When Price Club Became… Something Else
Fast forward to 1983, and this other warehouse store pops up called Costco. Same general model: membership, bulk everything, low prices, high shelves. But this one? It wasn’t the same company. Not yet, anyway. Costco was like… a parallel evolution. A little more polished, a little more focused on broader appeal—not just small biz owners but regular folks, too.
Then, in 1993, they merge. Or technically, Price Club merges into Costco. They called the new thing “PriceCostco” for a hot second, which, I mean… oof. That sounds like a placeholder name someone forgot to delete. But eventually, they ditched the Frankenstein name and just leaned into Costco. Cleaner. Easier to say. Less like a pricing algorithm.
And supposedly, “Costco” came from mashing up “cost” and “company.” Which… fine. Feels kind of generic, but it stuck. It sounds big and dependable, which, I guess, is the vibe they were going for.
Now there are hundreds—wait, no, over 750 Costco locations worldwide. Which is wild. Especially considering the first one was basically a converted airplane hangar. Seriously. The OG store was this massive empty shell in San Diego (not Seattle—that part confused me for a bit), and they just threw up some shelves and started stacking giant tubs of mayonnaise. The American dream.

Some Random Stuff I Didn’t Know Until I Fell Into a Costco Rabbit Hole
- That $1.50 hot dog combo? Been around since 1985. And it hasn’t changed in price. Not once. There’s apparently a story where the CEO was like, “We’re losing money on hot dogs,” and the co-founder basically told him, “Then make a cheaper hot dog.
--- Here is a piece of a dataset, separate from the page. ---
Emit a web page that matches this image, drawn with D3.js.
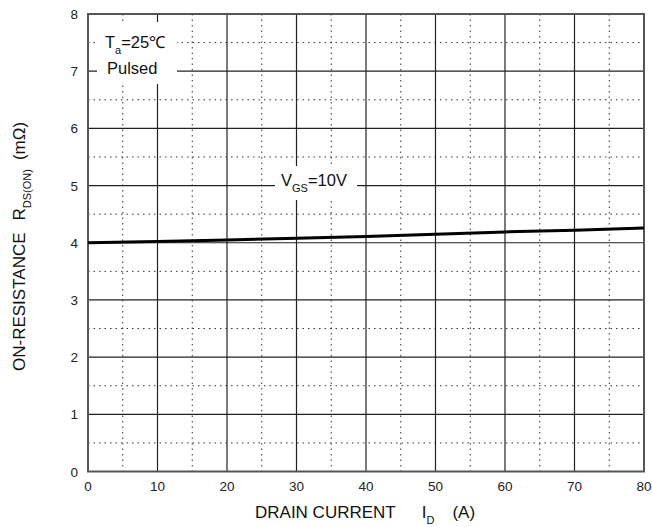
<!DOCTYPE html>
<html>
<head>
<meta charset="UTF-8">
<title>On-resistance vs drain current</title>
<script src="https://d3js.org/d3.v7.min.js"></script>
<style>
  body { margin: 0; background: #fff; }
  svg { display: block; font-family: "Liberation Sans", Arial, sans-serif; }
</style>
</head>
<body>
<svg></svg>
<script>
  // data
  let current = [0, 10, 20, 30, 40, 50, 60, 70, 80];
  let resistance = [4.00, 4.02, 4.05, 4.08, 4.11, 4.15, 4.19, 4.22, 4.26];
  let xTicks = [0, 10, 20, 30, 40, 50, 60, 70, 80];
  let yTicks = [0, 1, 2, 3, 4, 5, 6, 7, 8];
  let xMinor = [5, 15, 25, 35, 45, 55, 65, 75];
  let yMinor = [0.5, 1.5, 2.5, 3.5, 4.5, 5.5, 6.5, 7.5];

  let width = 652, height = 527;
  let svg = d3.select("svg").attr("width", width).attr("height", height);

  let x = d3.scaleLinear().domain([0, 80]).range([88, 644]);
  let y = d3.scaleLinear().domain([0, 8]).range([471.5, 14]);

  // minor dotted grid
  svg.append("g").selectAll("line").data(xMinor).enter().append("line")
    .attr("x1", d => x(d)).attr("x2", d => x(d))
    .attr("y1", y(8)).attr("y2", y(0))
    .attr("stroke", "#333").attr("stroke-width", 1)
    .attr("stroke-dasharray", "1.5,4");
  svg.append("g").selectAll("line").data(yMinor).enter().append("line")
    .attr("x1", x(0)).attr("x2", x(80))
    .attr("y1", d => y(d)).attr("y2", d => y(d))
    .attr("stroke", "#333").attr("stroke-width", 1)
    .attr("stroke-dasharray", "1.5,4");

  // major solid grid
  svg.append("g").selectAll("line").data(xTicks.slice(1, -1)).enter().append("line")
    .attr("x1", d => x(d)).attr("x2", d => x(d))
    .attr("y1", y(8)).attr("y2", y(0))
    .attr("stroke", "#222").attr("stroke-width", 1.2);
  svg.append("g").selectAll("line").data(yTicks.slice(1, -1)).enter().append("line")
    .attr("x1", x(0)).attr("x2", x(80))
    .attr("y1", d => y(d)).attr("y2", d => y(d))
    .attr("stroke", "#222").attr("stroke-width", 1.2);

  // frame
  svg.append("rect")
    .attr("x", x(0)).attr("y", y(8))
    .attr("width", x(80) - x(0)).attr("height", y(0) - y(8))
    .attr("fill", "none").attr("stroke", "#555").attr("stroke-width", 2);

  // annotation boxes
  svg.append("rect").attr("x", 97).attr("y", 22).attr("width", 80).attr("height", 62).attr("fill", "#fff");
  let ta = svg.append("text").attr("x", 105).attr("y", 48).attr("font-size", 16.5).attr("fill", "#111");
  ta.append("tspan").text("T");
  ta.append("tspan").attr("font-size", 11).attr("dy", 6).text("a");
  ta.append("tspan").attr("dy", -6).text("=25℃");
  svg.append("text").attr("x", 107).attr("y", 74).attr("font-size", 16.5).attr("fill", "#111").text("Pulsed");

  svg.append("rect").attr("x", 275).attr("y", 166).attr("width", 82).attr("height", 34).attr("fill", "#fff");
  let vg = svg.append("text").attr("x", 281).attr("y", 186).attr("font-size", 16.5).attr("fill", "#111");
  vg.append("tspan").text("V");
  vg.append("tspan").attr("font-size", 11).attr("dy", 6).text("GS");
  vg.append("tspan").attr("dy", -6).text("=10V");

  // curve
  let line = d3.line().x((d, i) => x(current[i])).y(d => y(d));
  svg.append("path").datum(resistance)
    .attr("d", line).attr("fill", "none")
    .attr("stroke", "#000").attr("stroke-width", 3);

  // tick labels
  svg.append("g").selectAll("text").data(yTicks).enter().append("text")
    .attr("x", 78).attr("y", d => y(d) + 5)
    .attr("text-anchor", "end").attr("font-size", 13.5).attr("fill", "#222")
    .text(d => d);
  svg.append("g").selectAll("text").data(xTicks).enter().append("text")
    .attr("x", d => x(d)).attr("y", 491)
    .attr("text-anchor", "middle").attr("font-size", 13.5).attr("fill", "#222")
    .text(d => d);

  // axis titles
  let xt = svg.append("text").attr("x", 255).attr("y", 518).attr("font-size", 17).attr("fill", "#111");
  xt.append("tspan").text("DRAIN CURRENT");
  xt.append("tspan").attr("dx", 26).text("I");
  xt.append("tspan").attr("font-size", 11).attr("dy", 6).text("D");
  xt.append("tspan").attr("dx", 18).attr("dy", -6).text("(A)");

  let yt = svg.append("text").attr("transform", "translate(25,371) rotate(-90)")
    .attr("font-size", 17).attr("fill", "#111");
  yt.append("tspan").text("ON-RESISTANCE");
  yt.append("tspan").attr("dx", 12).text("R");
  yt.append("tspan").attr("font-size", 11).attr("dy", 6).text("DS(ON)");
  yt.append("tspan").attr("dx", 9).attr("dy", -6).text("(mΩ)");
</script>
</body>
</html>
But don’t raise the price.” Iconic.
- The return policy? Almost too generous. You can return pretty much anything anytime, and people do. I’ve seen someone return an empty bottle of vitamins. No shame. Just vibes.
- There’s this thing called the “Costco perimeter rule,” which sounds like a heist plan, but actually it just means: the best deals are usually around the outer ring of the store—produce, meat, dairy. The middle aisles are more chaotic (and where you buy a kayak you’ll never use).
Shopping at Costco Without Completely Losing Your Mind
If you’ve ever gone into Costco “just to get paper towels” and walked out with a new office chair and 64 frozen burritos, then you already know—there are… tactics.
A few that sort of help:
- Stick to the edges. Like I said, the perimeter’s where the fresh stuff is. You’ll waste less and it’s usually a better deal than the massive pantry hauls.
- Only bulk what you’ll actually use. This sounds obvious, but you forget how long peanut oil lasts. A gallon seems fine… until it’s sitting in your cabinet a year later.
- Use the app. It’s not the flashiest app, but it’s surprisingly useful. You can check prices, spot limited-time stuff, even order online if you’re over the crowds (which I usually am by hour two).
Anyway, all this to say—Costco didn’t just show up out of nowhere. It grew out of this really scrappy, specific idea: get people the stuff they need, in bulk, without markups, and make them feel like they’re part of something a little bit… secret. That idea’s still there. Buried under flat-screen TVs and pallets of granola bars, sure, but it’s there.